Liberal campaigner resigns over neo-Nazi revelations
A Victorian Liberal Party campaigner resigned on Wednesday after it was revealed that he was a former neo-Nazi.
Scott Harrison, an activist who assisted Liberal candidate for Lara Tony McManus and Liberal candidate for Bellarine Ron Nelson, had been a prominent member of the white supremacist group, Church of Creativity. The group was founded in the US in 1973 with the purpose of uniting white people through a common, racist cultural and political organisation.
Harrison did not deny his six-year involvement in the Church of Creativity, telling The Age that he now completely distanced himself from his past ideology. He also stated that his close associates in the Liberal Party knew of his history in the neo-Nazi group.
However, Liberal state director Damien Mantach said the party was unaware of Harrison’s past affiliation.
“His comments are unacceptable and do not reflect the views of the Liberal Party,” he said.
“He has now resigned from the party, effective immediately”.
Dvir Abramovich, Chairman of the B’nai B’rith Anti-Defamation Commission said his organisation was not concerned about the matter.

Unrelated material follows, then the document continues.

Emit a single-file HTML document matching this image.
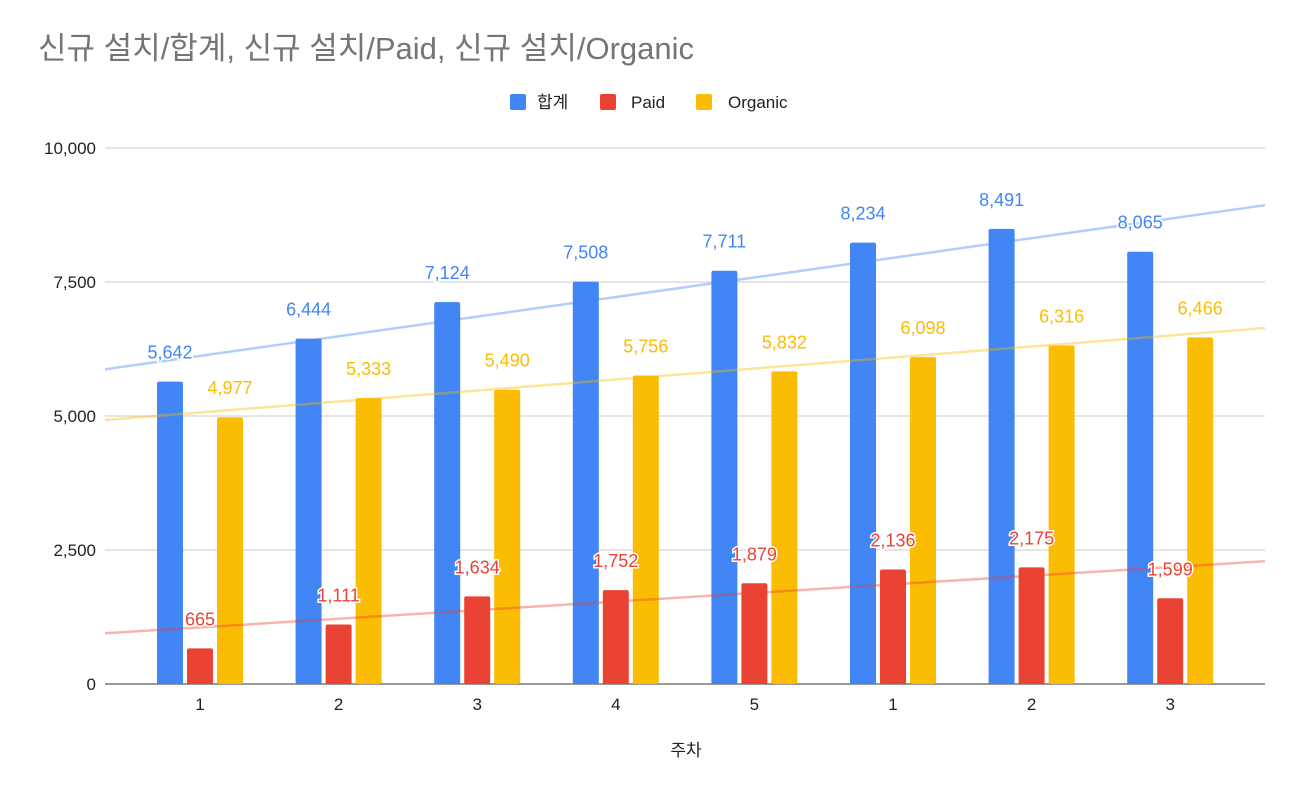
<!DOCTYPE html>
<html><head><meta charset="utf-8">
<style>
body{margin:0;background:#fff;}
svg text{font-family:"Liberation Sans","Noto Sans CJK KR",sans-serif;}
</style></head>
<body>
<svg id="chart" width="1298" height="794" xmlns="http://www.w3.org/2000/svg">
<rect width="1298" height="794" fill="#fff"/>
<text x="38" y="59" font-size="31" fill="#757575">신규 설치/합계, 신규 설치/Paid, 신규 설치/Organic</text>
<g>
<rect x="510" y="94" width="16" height="16" rx="2" fill="#4285f4"/>
<text x="537" y="108" font-size="17" fill="#222">합계</text>
<rect x="600" y="94" width="16" height="16" rx="2" fill="#ea4335"/>
<text x="631" y="108" font-size="17" fill="#222">Paid</text>
<rect x="696" y="94" width="16" height="16" rx="2" fill="#fbbc04"/>
<text x="728" y="108" font-size="17" fill="#222">Organic</text>
</g>
<g id="grid"></g>
<g id="bars"></g>
<g id="trends"></g>
<g id="labels"></g>
<text x="686" y="756" font-size="17" text-anchor="middle" fill="#222">주차</text>
</svg>
<script>
const categories=["1","2","3","4","5","1","2","3"];
const totalValues=[5642,6444,7124,7508,7711,8234,8491,8065];
const paidValues=[665,1111,1634,1752,1879,2136,2175,1599];
const organicValues=[4977,5333,5490,5756,5832,6098,6316,6466];
const yTicks=[0,2500,5000,7500,10000];

const NS="http://www.w3.org/2000/svg";
const X0=105,X1=1265,Y0=684,YTOP=148,YMAX=10000;
const step=138.6, first=200;
const yS=v=>Y0-(Y0-YTOP)*v/YMAX;
const xS=i=>first+i*step;
function mk(tag,attrs,parent,txt){const e=document.createElementNS(NS,tag);for(const k in attrs)e.setAttribute(k,attrs[k]);if(txt!==undefined)e.textContent=txt;parent.appendChild(e);return e;}
const grid=document.getElementById('grid'),bars=document.getElementById('bars'),trends=document.getElementById('trends'),labels=document.getElementById('labels');
yTicks.forEach(t=>{
  const l=mk('line',{x1:X0,x2:X1,y1:yS(t),y2:yS(t),stroke:t===0?'#333':'#ccc','stroke-width':1},grid);
  
  
  const tx=mk('text',{x:96,y:yS(t)+6,'font-size':17,'text-anchor':'end',fill:'#222'},grid,t.toLocaleString('en-US'));
  
  
});
categories.forEach((c,i)=>{
  const tx=mk('text',{x:xS(i),y:710,'font-size':17,'text-anchor':'middle',fill:'#222'},grid,c);
  
  
});
const series=[
 {vals:totalValues,color:'#4285f4',off:-30,name:'total',trend:'#4285f4'},
 {vals:paidValues,color:'#ea4335',off:0,name:'paid',trend:'#ea4335'},
 {vals:organicValues,color:'#fbbc04',off:30,name:'organic',trend:'#fbbc04'}];
const BW=26;
series.forEach(s=>{
  s.vals.forEach((v,i)=>{
    const cx=xS(i)+s.off;
    const r=mk('rect',{x:cx-BW/2,y:yS(v),width:BW,height:Y0-yS(v),fill:s.color,rx:2},bars);
    
    
    const t=mk('text',{x:cx,y:yS(v)-23,'font-size':18,'text-anchor':'middle',fill:s.color,stroke:'#fff','stroke-width':3,'paint-order':'stroke'},labels,v.toLocaleString('en-US'));
    
    
  });
  const n=s.vals.length,mx=(n-1)/2,my=s.vals.reduce((a,b)=>a+b,0)/n;
  let sxy=0,sxx=0;s.vals.forEach((v,i)=>{sxy+=(i-mx)*(v-my);sxx+=(i-mx)*(i-mx);});
  const sl=sxy/sxx;
  const iA=(X0-first)/step,iB=(X1-first)/step;
  const ln=mk('line',{x1:X0,y1:yS(my+sl*(iA-mx)),x2:X1,y2:yS(my+sl*(iB-mx)),stroke:s.trend,'stroke-width':2.5,'stroke-opacity':0.4},trends);
  
  
});
</script>
</body></html>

“He was a nobody, he’s been humiliated and he’s resigned. There’s no indication that he had any support in the Liberal Party,” he told J-Wire
In 2010, Harrison was appointed a “reverend” in the Church of Creativity and thereafter espoused a range of antisemitic and racist views in the group’s magazine, including that the Port Arthur massacre was a plot by Jews and that he would use the his role as a minister of religion “to the best interests of the white race”.
Previously, he had been photographed posing with a Nazi salute in front of a swastika.
The Church of Creativity Victoria’s website details the organisation’s five core beliefs, of which the first two state that “our Race is our Religion” and “the White Race is Nature’s Finest”. Its page of suggested reading material includes Hitler’s Mein Kamp and Henry Ford’s The International Jew.